Oorsprong van 'van de prins geen kwaad weten'
Wanneer je je van geen kwaad bewust bent of niet in de gaten hebt dat iets wat je deed niet door de beugel kan, kun je dit uitdrukken door te stellen dat je ‘van de prins geen kwaad wist’. Hiermee houd je je eigenlijk een beetje van de domme. De uitdrukking bestaat al eeuwen in het Nederlands, maar wat voor verhaal zit er eigenlijk achter deze uitdrukking?
Met de prins in deze uitdrukking wordt waarschijnlijk een prins van het huis van Oranje bedoeld. Welke prins dat was, is helaas niet bekend. De uitleg voor het ontstaan van deze uitdrukking die bij vrijwel alle spreekwoorddeskundigen wordt teruggevonden, is dat het gevaarlijk was om kwaad te spreken over iemand die veel macht had. Als je dat niet deed, was je dus een goed persoon.
Er zijn verschillende varianten terug te vinden van de huidige uitdrukking ‘je van de prins geen kwaad weten’. De oudste wordt al teruggevonden in een tekst uit de 17e eeuw, zo vermeldt spreekwoorddeskundige F. A. Stoett.
De uitdrukking komt namelijk terug in de roman De vermakelyken avanturier, het bekendste boek van de in literatuur geïnteresseerde arts Nicolaas Heinsius Jr.(1656-1718).
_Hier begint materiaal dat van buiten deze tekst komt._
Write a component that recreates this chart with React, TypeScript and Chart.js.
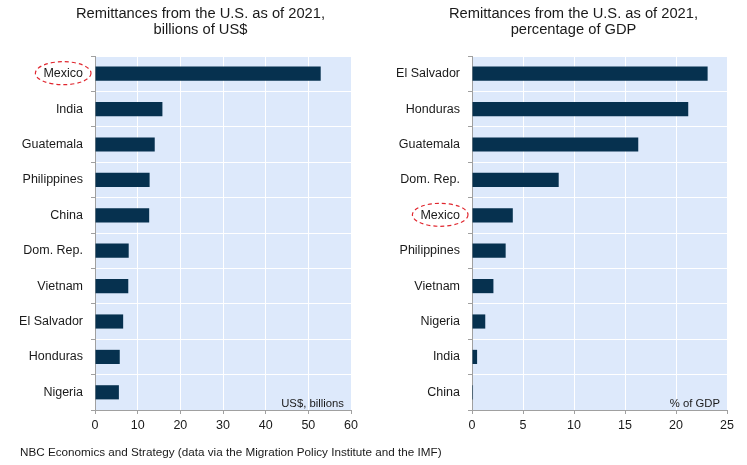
import React, { useEffect, useRef } from 'react';
import { Chart, registerables } from 'chart.js';

Chart.register(...registerables);

// ---- Data ----
const leftCategories = ['Mexico', 'India', 'Guatemala', 'Philippines', 'China', 'Dom. Rep.', 'Vietnam', 'El Salvador', 'Honduras', 'Nigeria'];
const leftValues = [52.9, 15.8, 14.0, 12.8, 12.7, 7.9, 7.8, 6.6, 5.8, 5.6];
const leftTicks = [0, 10, 20, 30, 40, 50, 60];
const leftTitle = ['Remittances from the U.S. as of 2021,', 'billions of US$'];
const leftUnit = 'US$, billions';

const rightCategories = ['El Salvador', 'Honduras', 'Guatemala', 'Dom. Rep.', 'Mexico', 'Philippines', 'Vietnam', 'Nigeria', 'India', 'China'];
const rightValues = [23.1, 21.2, 16.3, 8.5, 4.0, 3.3, 2.1, 1.3, 0.5, 0.1];
const rightTicks = [0, 5, 10, 15, 20, 25];
const rightTitle = ['Remittances from the U.S. as of 2021,', 'percentage of GDP'];
const rightUnit = '% of GDP';

const highlightCategory = 'Mexico';
const footerText = 'NBC Economics and Strategy (data via the Migration Policy Institute and the IMF)';

// ---- Styles ----
const FONT = 'Arial, "Liberation Sans", sans-serif';
const BAR = '#06314F';
const BG = '#DDE9FB';
const AXIS = '#A0A0A0';
const TEXT = '#1a1a1a';
const RED = '#E0262E';
const TICK_SIZE = 12.5;

const decorPlugin = {
  id: 'decor',
  beforeDraw(chart: any, _args: any, opts: any) {
    const { ctx, chartArea: a } = chart;
    ctx.save();
    ctx.fillStyle = BG;
    ctx.fillRect(a.left, a.top, a.right - a.left, a.bottom - a.top);
    ctx.restore();
  },
  afterDraw(chart: any, _args: any, opts: any) {
    const { ctx, chartArea: a } = chart;
    ctx.save();
    // Title
    ctx.fillStyle = TEXT;
    ctx.font = `14.7px ${FONT}`;
    ctx.textAlign = 'center';
    ctx.textBaseline = 'alphabetic';
    (opts.title || []).forEach((line: string, i: number) => {
      ctx.fillText(line, opts.titleX, 17.5 + i * 16.3);
    });
    // Unit label
    if (opts.unit) {
      ctx.font = `11.3px ${FONT}`;
      ctx.textAlign = 'right';
      ctx.fillText(opts.unit, a.right - 7, a.bottom - 3.5);
    }
    // Footer
    if (opts.footer) {
      ctx.font = `11.7px ${FONT}`;
      ctx.textAlign = 'left';
      ctx.fillText(opts.footer, 20, 456);
    }
    // Highlight ellipse
    if (opts.highlight) {
      const yScale = chart.scales.y;
      const idx = chart.data.labels.indexOf(opts.highlight);
      if (idx >= 0) {
        const cy = yScale.getPixelForValue(idx);
        ctx.font = `${TICK_SIZE}px ${FONT}`;
        const w = ctx.measureText(opts.highlight).width;
        const right = a.left - 12;
        const cx = right - w / 2;
        ctx.beginPath();
        ctx.ellipse(cx, cy - 0.5, w / 2 + 8, 11.5, 0, 0, Math.PI * 2);
        ctx.strokeStyle = RED;
        ctx.lineWidth = 1.2;
        ctx.setLineDash([4, 3]);
        ctx.stroke();
      }
    }
    ctx.restore();
  },
};

type PanelProps = {
  left: number;
  width: number;
  categories: string[];
  values: number[];
  ticks: number[];
  title: string[];
  unit: string;
  yWidth: number;
  padRight: number;
  footer?: string;
};

function Panel(p: PanelProps) {
  const ref = useRef<HTMLCanvasElement | null>(null);
  useEffect(() => {
    if (!ref.current) return;
    const max = p.ticks[p.ticks.length - 1];
    const chart = new Chart(ref.current, {
      type: 'bar',
      data: {
        labels: p.categories,
        datasets: [
          {
            data: p.values,
            backgroundColor: BAR,
            barPercentage: 0.4,
            categoryPercentage: 1,
          },
        ],
      },
      plugins: [decorPlugin as any],
      options: {
        indexAxis: 'y',
        responsive: false,
        animation: false,
        devicePixelRatio: 1,
        layout: { padding: { left: 0, top: 56, right: p.padRight, bottom: 25 } },
        plugins: {
          legend: { display: false },
          tooltip: { enabled: false },
          title: { display: false },
          decor: {
            title: p.title,
            titleX: 200.5,
            unit: p.unit,
            footer: p.footer,
            highlight: highlightCategory,
          },
        } as any,
        scales: {
          x: {
            type: 'linear',
            min: 0,
            max,
            afterBuildTicks: (s: any) => {
              s.ticks = p.ticks.map((v) => ({ value: v }));
            },
            afterFit: (s: any) => {
              s.height = 30;
            },
            ticks: {
              font: { family: FONT, size: TICK_SIZE },
              color: TEXT,
              padding: 4,
              maxRotation: 0,
            },
            grid: { color: '#ffffff', tickColor: AXIS, tickLength: 4, lineWidth: 1 },
            border: { color: AXIS },
          },
          y: {
            afterFit: (s: any) => {
              s.width = p.yWidth;
            },
            ticks: {
              font: { family: FONT, size: TICK_SIZE },
              color: TEXT,
              padding: 8,
            },
            grid: { color: '#ffffff', tickColor: AXIS, tickLength: 4, offset: true, lineWidth: 1 },
            border: { color: AXIS },
          },
        },
      } as any,
    });
    return () => chart.destroy();
  }, []);
  return (
    <canvas
      ref={ref}
      width={p.width}
      height={465}
      style={{ position: 'absolute', left: p.left, top: 0, width: p.width, height: 465, display: 'block' }}
    />
  );
}

export default function App() {
  return (
    <div style={{ position: 'fixed', left: 0, top: 0, width: 747, height: 465, background: '#ffffff' }}>
      <Panel
        left={0}
        width={747}
        categories={leftCategories}
        values={leftValues}
        ticks={leftTicks}
        title={leftTitle}
        unit={leftUnit}
        yWidth={95}
        padRight={747 - 351}
        footer={footerText}
      />
      <Panel
        left={373}
        width={374}
        categories={rightCategories}
        values={rightValues}
        ticks={rightTicks}
        title={rightTitle}
        unit={rightUnit}
        yWidth={99}
        padRight={374 - 727 + 373}
      />
    </div>
  );
}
Heinsius Jr. beschrijft in zijn tekst een eerlijke man. Om dit te ondersteunen, wordt opgemerkt dat deze man ‘van God geen quaat weet’.
Een andere variant vinden we terug bij spreekwoorddeskundige P. J. Harrebomée. Hij vermeldt ‘van den drommel geen kwaad weten’, met de drommel wordt hier de duivel bedoeld. Ook uit deze uitleg valt op te maken dat het altijd een beetje huichelachtig was om te zeggen dat je ‘van de prins geen kwaad weet’. Als je wel kwade gedachten over iemand had, wat bij de duivel voor de hand ligt, kon je deze gedachten blijkbaar beter voor jezelf houden.